### Job
Return only the lines from the top of the data down to the one that holds "fig = go.Figure()", both included, without any pictures.

==============================

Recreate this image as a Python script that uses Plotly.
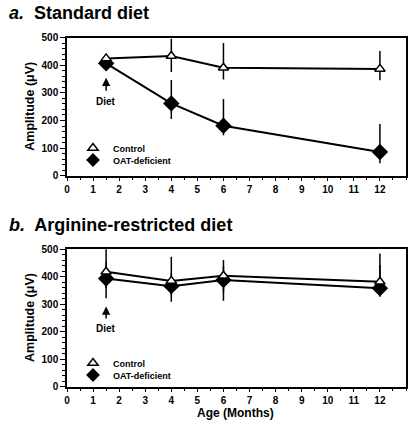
import plotly.graph_objects as go

# Data
ages = [1.5, 4, 6, 12]

a_control = [425, 434, 391, 387]
a_control_plus = [0, 62, 90, 65]
a_control_minus = [0, 58, 42, 41]
a_oat = [407, 262, 181, 86]
a_oat_plus = [0, 85, 97, 101]
a_oat_minus = [0, 57, 34, 41]

b_control = [418, 385, 404, 382]
b_control_plus = [95, 88, 57, 103]
b_control_minus = [60, 50, 60, 40]
b_oat = [394, 366, 388, 358]
b_oat_plus = [61, 47, 50, 85]
b_oat_minus = [72, 57, 75, 31]

x_ticks = [0, 1, 2, 3, 4, 5, 6, 7, 8, 9, 10, 11, 12]
y_ticks = [0, 100, 200, 300, 400, 500]

W, H = 417, 423
FONT = "Liberation Sans"

fig = go.Figure()

def add_series(xax, yax, y, plus, minus, symbol, fill, size):
    fig.add_trace(go.Scatter(
        x=ages, y=y, xaxis=xax, yaxis=yax, mode="lines+markers",
        line=dict(color="black", width=2),
        marker=dict(symbol=symbol, size=size, color=fill,
                    line=dict(color="black", width=1.5)),
        error_y=dict(type="data", array=plus, arrayminus=minus,
                     color="black", thickness=1.5, width=0, symmetric=False),
        showlegend=False, cliponaxis=True))

add_series("x", "y", a_oat, a_oat_plus, a_oat_minus, "diamond", "black", 11)
add_series("x", "y", a_control, a_control_plus, a_control_minus, "triangle-up", "white", 9)
add_series("x2", "y2", b_oat, b_oat_plus, b_oat_minus, "diamond", "black", 11)
add_series("x2", "y2", b_control, b_control_plus, b_control_minus, "triangle-up", "white", 9)

# legend entries (one legend per entry so spacing can match the reference)
legend_specs = [
    ("legend", "Control", "triangle-up", "white", 9, "x", "y"),
    ("legend2", "OAT-deficient", "diamond", "black", 9, "x", "y"),
    ("legend3", "Control", "triangle-up", "white", 9, "x2", "y2"),
    ("legend4", "OAT-deficient", "diamond", "black", 9, "x2", "y2"),
]
for leg, name, sym, fill, size, xa, ya in legend_specs:
    fig.add_trace(go.Scatter(x=[None], y=[None], mode="markers", name=name,
                             marker=dict(symbol=sym, size=size, color=fill,
                                         line=dict(color="black", width=1.5)),
                             legend=leg, xaxis=xa, yaxis=ya))

xdom = [67 / W, 406 / W]
ya_dom = [1 - 175.7 / H, 1 - 37.7 / H]
yb_dom = [1 - 386.7 / H, 1 - 249.3 / H]

tickfont = dict(family=FONT, size=10, color="black", weight="bold")

def xaxis(domain, anchor):
    return dict(domain=domain, anchor=anchor, range=[0, 13], tickvals=x_ticks,
                ticks="outside", ticklen=4, tickwidth=1.2, tickcolor="black",
                showline=True, linecolor="black", linewidth=1.5, mirror=True,
                showgrid=False, zeroline=False, tickfont=tickfont, automargin=False,
                minor=dict(dtick=0.5, tick0=0, ticks="outside", ticklen=3,
                           tickcolor="black", tickwidth=1, showgrid=False))

def yaxis(domain, anchor):
    return dict(domain=domain, anchor=anchor, range=[0, 500], tickvals=y_ticks,
                ticks="outside", ticklen=5, tickwidth=1.2, tickcolor="black",
                showline=True, linecolor="black", linewidth=1.5, mirror=True,
                showgrid=False, zeroline=False, tickfont=tickfont, automargin=False,
                minor=dict(dtick=20, tick0=0, ticks="outside", ticklen=3,
                           tickcolor="black", tickwidth=1, showgrid=False))

legfont = dict(family=FONT, size=9, color="black", weight="bold")

def legend_at(xpx, ypx):
    return dict(x=xpx / W, y=1 - ypx / H, xanchor="left", yanchor="middle",
                font=legfont, itemwidth=30, tracegroupgap=0,
                bgcolor="rgba(0,0,0,0)", borderwidth=0)

fig.update_layout(
    width=W, height=H,
    margin=dict(l=0, r=0, t=0, b=0, autoexpand=False),
    paper_bgcolor="white", plot_bgcolor="white",
    xaxis=xaxis(xdom, "y"),
    yaxis=yaxis(ya_dom, "x"),
    xaxis2=xaxis(xdom, "y2"),
    yaxis2=yaxis(yb_dom, "x2"),
    legend=legend_at(73, 148),
    legend2=legend_at(73, 160),
    legend3=legend_at(73, 363),
    legend4=legend_at(73, 375),
    showlegend=True,
)

ann = []
# panel titles
ann.append(dict(x=7 / W, y=1 - 13 / H, xref="paper", yref="paper", xanchor="left",
                yanchor="middle", showarrow=False,
                text="<b><i>a.</i>  Standard diet</b>",
                font=dict(family=FONT, size=18, color="black")))
ann.append(dict(x=7 / W, y=1 - 225 / H, xref="paper", yref="paper", xanchor="left",
                yanchor="middle", showarrow=False,
                text="<b><i>b.</i>  Arginine-restricted diet</b>",
                font=dict(family=FONT, size=18, color="black")))
# y-axis titles
for yc in [(37.7 + 175.7) / 2, (249.3 + 386.7) / 2]:
    ann.append(dict(x=30 / W, y=1 - yc / H, xref="paper", yref="paper",
                    xanchor="center", yanchor="middle", showarrow=False,
                    textangle=-90, text="<b>Amplitude (μV)</b>",
                    font=dict(family=FONT, size=12.5, color="black")))
# x-axis title
ann.append(dict(x=235 / W, y=1 - 412.5 / H, xref="paper", yref="paper",
                xanchor="center", yanchor="middle", showarrow=False,
                text="<b>Age (Months)</b>",
                font=dict(family=FONT, size=12, color="black")))
# Diet arrows
for xr, yr, tip, tail, lab in [("x", "y", 355, 302, 268), ("x2", "y2", 292, 243, 210)]:
    ann.append(dict(x=1.5, y=tip, ax=1.5, ay=tail, xref=xr, yref=yr, axref=xr, ayref=yr,
                    text="", showarrow=True, arrowhead=2, arrowsize=1.1, arrowwidth=1.5,
                    arrowcolor="black", standoff=0, startstandoff=0))
    ann.append(dict(x=1.5, y=lab, xref=xr, yref=yr, showarrow=False, text="<b>Diet</b>",
                    font=dict(family=FONT, size=10, color="black"),
                    xanchor="center", yanchor="middle"))

fig.update_layout(annotations=ann)

fig.write_html("out.html", config={"displayModeBar": False},
               post_script="document.body.style.margin='0';document.body.style.padding='0';"
                           "document.documentElement.style.overflow='hidden';")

==============================

### Exercise result
Recreate this image as a Python script that uses Plotly.
import plotly.graph_objects as go

# Data
ages = [1.5, 4, 6, 12]

a_control = [425, 434, 391, 387]
a_control_plus = [0, 62, 90, 65]
a_control_minus = [0, 58, 42, 41]
a_oat = [407, 262, 181, 86]
a_oat_plus = [0, 85, 97, 101]
a_oat_minus = [0, 57, 34, 41]

b_control = [418, 385, 404, 382]
b_control_plus = [95, 88, 57, 103]
b_control_minus = [60, 50, 60, 40]
b_oat = [394, 366, 388, 358]
b_oat_plus = [61, 47, 50, 85]
b_oat_minus = [72, 57, 75, 31]

x_ticks = [0, 1, 2, 3, 4, 5, 6, 7, 8, 9, 10, 11, 12]
y_ticks = [0, 100, 200, 300, 400, 500]

W, H = 417, 423
FONT = "Liberation Sans"

fig = go.Figure()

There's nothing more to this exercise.